My point is that it would be nice if the IETF had a means of guiding the outcome here through an appropriate statement from the IAB.
 
Legacy applications are legacy. But we can and should push new applications to use SRV based connections or some elaboration on the same principle. Even with legacy applications, MX was a retrofit to SMTP.

________________________________

From: ietf-bounces@ietf.org on behalf of Henning Schulzrinne
Sent: Fri 12/5/2008 9:40 AM
To: Thomas Narten; IETF discussion list; tae@ietf.org
Subject: Re: The internet architecture



>
>
> Wouldn't it have been nice if the de facto APIs in use today were more
> along the lines of ConnectTo(DNS name, service/port).

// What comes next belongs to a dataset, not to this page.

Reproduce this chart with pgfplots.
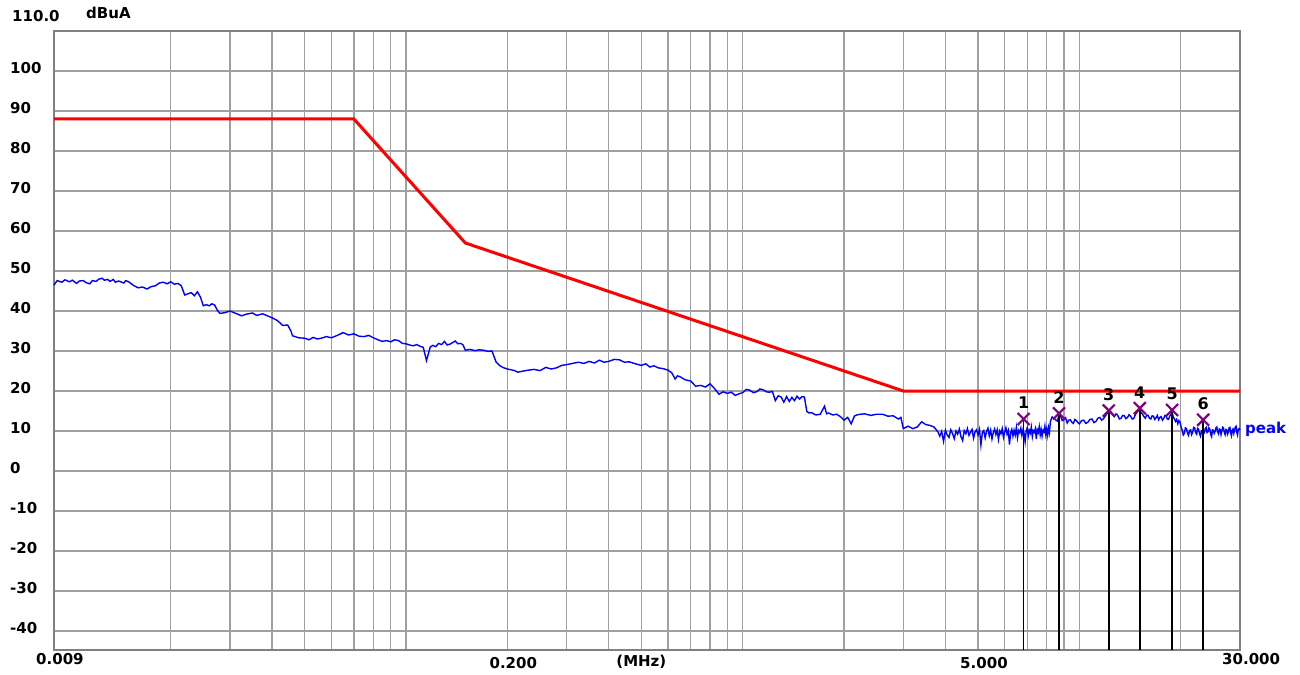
\documentclass[border=0pt]{standalone}
\usepackage{fontspec}
\setmainfont{DejaVu Sans}
\usepackage{pgfplots}
\pgfplotsset{compat=1.18}
\definecolor{gridgray}{RGB}{160,160,160}
\definecolor{framegray}{RGB}{128,128,128}
\definecolor{mkpurple}{RGB}{128,0,128}
\newcommand\lbl{\fontsize{15}{18}\selectfont\bfseries}
\newcommand\mlbl{\fontsize{16}{19}\selectfont\bfseries}
\begin{document}
\begin{tikzpicture}
\begin{axis}[
  xmode=log, log basis x=10,
  scale only axis, width=1186pt, height=619pt,
  xmin=0.009, xmax=30, ymin=-44.75, ymax=110,
  clip=false,
  axis line style={draw=framegray, line width=2.5pt},
  major tick length=0pt, minor tick length=0pt,
  xtick={0.009,0.2,5,30},
  xticklabels={0.009,\raisebox{-4pt}[\height][\depth]{0.200},\raisebox{-4pt}[\height][\depth]{5.000},30.000},
  minor xtick={0.02,0.03,0.04,0.05,0.06,0.07,0.08,0.09,0.1,0.3,0.4,0.5,0.6,0.7,0.8,0.9,1,2,3,4,6,7,8,9,10,20},
  ytick={-40,-30,-20,-10,0,10,20,30,40,50,60,70,80,90,100},
  yticklabels={-40,-30,-20,-10,0,10,20,30,40,50,60,70,80,90,100},
  grid=both,
  grid style={draw=gridgray, line width=1.3pt},
  minor grid style={draw=gridgray, line width=1.3pt},
  major grid style={draw=gridgray, line width=1.3pt},
  xticklabel style={font=\lbl, anchor=north west, inner sep=0pt, xshift=-18pt, yshift=-3.5pt},
  yticklabel style={font=\lbl, anchor=west, inner sep=0pt, xshift=-44pt, yshift=2.5pt},
]
% limit line
\addplot[red, line width=3pt] coordinates {(0.009,88)(0.07,88)(0.15,57)(3,20)(30,20)};
% peak trace
\addplot[blue, line width=1.4pt] coordinates {
(0.009,46.5)(0.0092,47.6)(0.0095,47.2)(0.0097,47.8)(0.0100,47.3)(0.0102,47.7)(0.0105,46.9)(0.0107,47.5)(0.0110,47.6)(0.0112,47.1)(0.0115,46.8)(0.0117,47.6)(0.0120,47.4)(0.0122,47.9)(0.0125,48.2)(0.0127,47.7)(0.0130,47.9)(0.0132,47.4)(0.0135,47.9)(0.0137,47.2)(0.0140,47.5)(0.0145,47.0)(0.0147,47.6)(0.0150,47.3)(0.0155,46.4)(0.0160,45.8)(0.0165,46.0)(0.0170,45.5)(0.0175,46.1)(0.0180,46.3)(0.0185,47.0)(0.0190,47.2)(0.0195,46.8)(0.0200,47.3)(0.0205,46.7)(0.0210,46.9)(0.0215,46.3)(0.0220,44.0)(0.0225,44.3)(0.0230,44.6)(0.0235,43.8)(0.0240,44.8)(0.0245,43.5)(0.0250,41.3)(0.0255,41.6)(0.0260,41.3)(0.0265,41.8)(0.0270,41.5)(0.0275,40.2)(0.0280,39.4)(0.0290,39.6)(0.0300,40.0)(0.0310,39.5)(0.0325,38.8)(0.0335,39.2)(0.0350,39.5)(0.0360,38.9)(0.0375,39.3)(0.0385,38.9)(0.0400,38.3)(0.0415,37.6)(0.0430,36.4)(0.0445,36.5)(0.0455,35.0)(0.0460,33.8)(0.0480,33.3)(0.0500,33.2)(0.0515,32.8)(0.0530,33.4)(0.0545,33.0)(0.0560,33.2)(0.0580,33.6)(0.0600,33.3)(0.0625,33.9)(0.0650,34.6)(0.0675,34.0)(0.0700,34.3)(0.0725,33.7)(0.0750,33.6)(0.0775,33.9)(0.0800,33.3)(0.0825,32.8)(0.0850,32.4)(0.0875,32.6)(0.0900,32.3)(0.0925,32.8)(0.0950,32.6)(0.0975,31.9)
(0.100,31.8)(0.1025,31.5)(0.105,31.3)(0.1075,31.6)(0.110,31.2)(0.1125,30.9)(0.115,27.6)(0.118,31.0)(0.120,31.4)(0.1225,31.1)(0.125,31.9)(0.1275,31.6)(0.130,32.4)(0.1325,31.5)(0.135,31.7)(0.1375,32.1)(0.140,32.5)(0.1425,31.8)(0.145,31.9)(0.1475,31.6)(0.150,30.2)(0.155,30.4)(0.160,30.1)(0.165,30.3)(0.170,30.2)(0.175,29.9)(0.180,30.0)(0.185,27.3)(0.190,26.3)(0.195,25.8)(0.200,25.5)(0.205,25.3)(0.210,25.1)(0.215,24.7)(0.220,24.9)(0.230,25.2)(0.240,25.4)(0.250,25.1)(0.260,25.9)(0.270,25.5)(0.280,25.8)(0.290,26.4)(0.300,26.6)(0.3125,26.9)(0.325,27.2)(0.3375,26.9)(0.350,27.4)(0.3625,27.0)(0.375,27.7)(0.3875,27.2)(0.400,27.4)(0.415,27.9)(0.430,27.8)(0.445,27.2)(0.460,27.3)(0.480,26.8)(0.500,26.4)(0.515,26.8)(0.530,26.0)(0.545,26.3)(0.560,25.8)(0.580,25.6)(0.600,25.2)(0.615,24.6)(0.630,23.0)(0.640,23.8)(0.650,23.6)(0.675,22.8)(0.700,22.5)(0.725,21.2)(0.750,21.4)(0.775,21.0)(0.800,21.8)(0.825,20.6)(0.850,19.2)(0.875,19.8)(0.900,19.4)(0.925,19.7)(0.950,18.9)(0.975,19.3)
(1.00,19.6)(1.025,20.4)(1.05,20.2)(1.075,19.6)(1.10,19.8)(1.125,20.5)(1.15,20.3)(1.175,19.8)(1.20,19.7)(1.225,19.9)(1.25,17.6)(1.275,18.8)(1.30,18.5)(1.325,17.2)(1.35,18.6)(1.375,17.4)(1.40,18.4)(1.425,17.6)(1.45,18.7)(1.475,18.0)(1.50,18.6)(1.525,18.5)(1.55,14.9)(1.575,14.5)(1.60,14.6)(1.65,14.0)(1.70,14.2)(1.75,16.2)(1.775,14.3)(1.80,14.5)(1.85,14.0)(1.90,14.2)(1.95,13.6)(2.00,12.7)(2.05,13.4)(2.10,11.8)(2.15,13.8)(2.20,14.1)(2.30,14.3)(2.40,13.9)(2.50,14.2)(2.60,14.2)(2.70,13.7)(2.80,13.8)(2.90,13.0)(2.95,13.4)(3.00,10.6)(3.10,11.2)(3.20,10.6)(3.30,11.0)(3.40,12.3)(3.50,11.6)(3.60,11.4)(3.70,11.0)(3.80,9.8)
(3.85,8.7)(3.90,9.9)(3.95,7.4)(4.00,10.2)(4.05,9.0)(4.10,8.4)(4.15,10.3)(4.20,9.4)(4.25,8.1)(4.30,10.0)(4.35,9.2)(4.40,10.5)(4.45,8.6)(4.50,7.6)(4.55,10.1)(4.60,9.3)(4.65,10.6)(4.70,8.9)(4.75,9.7)(4.80,10.4)(4.85,8.2)(4.90,9.8)(4.95,10.3)(5.00,9.0)(5.05,10.4)(5.10,6.5)(5.15,9.6)(5.20,10.1)(5.25,8.3)(5.30,9.9)(5.35,10.7)(5.40,8.8)(5.45,10.2)(5.50,8.0)(5.55,9.6)(5.60,10.5)(5.65,9.1)(5.70,10.3)(5.75,7.9)(5.80,10.0)(5.85,9.3)(5.90,10.6)(5.95,8.4)(6.00,9.7)(6.05,10.8)(6.10,9.2)(6.15,10.1)(6.20,6.6)(6.25,9.5)(6.30,10.4)(6.35,8.7)(6.40,10.2)(6.45,9.0)(6.50,10.9)(6.55,8.3)(6.60,10.1)(6.65,9.6)(6.70,10.7)(6.75,8.9)(6.80,10.3)(6.85,9.4)(6.90,7.3)(6.95,10.0)(7.00,10.8)(7.05,8.8)(7.10,10.2)(7.15,9.5)(7.20,11.0)(7.25,8.6)(7.30,10.1)(7.35,9.7)(7.40,10.6)(7.45,8.0)(7.50,10.3)(7.55,9.6)(7.60,11.1)(7.65,9.0)(7.70,10.4)(7.75,8.7)(7.80,10.2)(7.85,9.8)(7.90,11.2)(7.95,9.1)(8.00,10.5)(8.05,8.9)(8.10,10.8)(8.15,9.6)
(8.2,12.4)(8.3,13.5)(8.4,13.2)(8.5,12.8)(8.6,12.5)(8.7,13.9)(8.8,13.6)(8.9,12.6)(9.0,12.9)(9.1,13.3)(9.2,12.0)(9.3,12.7)(9.4,12.8)(9.5,12.2)(9.6,11.9)(9.7,12.9)(9.8,12.6)(9.9,12.1)(10.0,11.8)(10.15,12.6)(10.3,12.7)(10.45,11.9)(10.6,12.2)(10.75,12.9)(10.9,13.0)(11.05,12.1)(11.2,12.4)(11.35,13.2)(11.5,13.4)(11.65,12.7)(11.8,13.1)(11.95,13.8)(12.1,14.4)(12.25,15.0)(12.4,14.8)(12.55,14.1)(12.7,13.6)(12.85,14.3)(13.0,13.9)(13.15,13.0)(13.3,13.2)(13.45,13.9)(13.6,13.8)(13.75,13.1)(13.9,13.4)(14.05,14.1)(14.2,13.7)(14.35,13.0)(14.5,13.1)(14.65,14.0)(14.8,14.6)(14.95,15.0)(15.1,15.3)(15.25,14.6)(15.4,14.2)(15.55,13.6)(15.7,13.2)(15.85,14.0)(16.0,13.9)(16.15,13.2)(16.3,13.0)(16.45,13.8)(16.6,13.7)(16.75,12.9)(16.9,13.3)(17.05,13.9)(17.2,12.8)(17.35,13.4)(17.5,13.6)(17.65,12.7)(17.8,13.1)(17.95,13.9)(18.1,13.8)(18.25,13.0)(18.4,12.9)(18.55,13.7)(18.7,14.2)(18.85,14.8)(19.0,13.6)(19.15,13.0)(19.3,12.4)(19.45,12.9)(19.6,11.8)(19.75,12.6)(19.9,12.3)(20.05,11.0)
(20.2,10.2)(20.35,9.0)(20.5,9.4)(20.65,10.8)(20.8,10.6)(20.95,9.5)(21.1,8.9)(21.25,10.1)(21.4,10.3)(21.55,9.1)(21.7,9.7)(21.85,10.9)(22.0,10.8)(22.15,9.6)(22.3,9.2)(22.45,10.7)(22.6,10.4)(22.75,9.3)(22.9,8.7)(23.05,10.0)(23.2,10.1)(23.35,9.4)(23.5,9.5)(23.65,10.6)(23.8,10.9)(23.95,9.6)(24.1,9.8)(24.25,10.8)(24.4,10.5)(24.55,9.2)(24.7,8.6)(24.85,10.3)(25.0,10.2)(25.15,9.4)(25.3,9.9)(25.45,10.8)(25.6,11.0)(25.75,9.8)(25.9,9.3)(26.05,10.5)(26.2,10.4)(26.35,9.1)(26.5,10.0)(26.65,10.9)(26.8,10.7)(26.95,9.6)(27.1,9.1)(27.25,10.4)(27.4,10.3)(27.55,9.2)(27.7,9.7)(27.85,10.8)(28.0,10.9)(28.15,9.5)(28.3,8.8)(28.45,10.2)(28.6,10.5)(28.75,9.4)(28.9,10.1)(29.05,11.0)(29.2,11.2)(29.35,9.7)(29.5,9.0)(29.65,10.4)(29.8,10.6)(30.0,10.2)
};
% marker drop lines
\addplot[black, line width=1.5pt, unbounded coords=jump] coordinates {
(6.83,13.0)(6.83,-44.75)(6.83,nan)
(8.70,14.4)(8.70,-44.75)(8.70,nan)
(12.23,15.1)(12.23,-44.75)(12.23,nan)
(15.12,15.7)(15.12,-44.75)(15.12,nan)
(18.86,15.25)(18.86,-44.75)(18.86,nan)
(23.32,12.8)(23.32,-44.75)
};
% markers
\addplot[only marks, mark=x, mark size=8.5pt, color=mkpurple, line width=2.2pt,
  nodes near coords, point meta=explicit symbolic,
  every node near coord/.append style={anchor=center, yshift=16pt, text=black, font=\mlbl, inner sep=0pt}]
  coordinates {(6.83,13.0)[1] (8.70,14.4)[2] (12.23,15.1)[3] (15.12,15.7)[4] (18.86,15.25)[5] (23.32,12.8)[6]};
\node[font=\lbl, text=blue, anchor=base west, inner sep=0pt, xshift=5pt] at (axis cs:30,9.5) {peak};
\node[font=\lbl, anchor=north, inner sep=0pt, yshift=-5pt] at (axis cs:0.5,-44.75) {(MHz)};
\node[font=\lbl, anchor=base west, inner sep=0pt, xshift=-42pt, yshift=9.3pt] at (rel axis cs:0,1) {110.0};
\node[font=\lbl, anchor=base west, inner sep=0pt, xshift=32pt, yshift=12.7pt] at (rel axis cs:0,1) {dBuA};
\end{axis}
\path ([shift={(-54pt,-24pt)}]current axis.south west) rectangle ([shift={(60pt,31pt)}]current axis.north east);
\end{tikzpicture}
\end{document}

This certainly seems to be the way that "modern" APIs are heading. If 
I'm not mistaken, Java, PHP, Perl, Tcl, Python and most other 
scripting languages have a socket-like API that does not expose IP 
addresses, but rather connects directly to DNS names. (In many cases, 
they unify file and socket opening and specify the application 
protocol, to, so that one can do fopen("http://www.ietf.org <http://www.ietf.org/> "), for 
example.) Thus, we're well on our way towards the goal of making 
(some) application oblivious to addresses. I suspect that one reason 
for the popularity of these languages is exactly that programmers 
don't want to bother remembering when to use ntohs().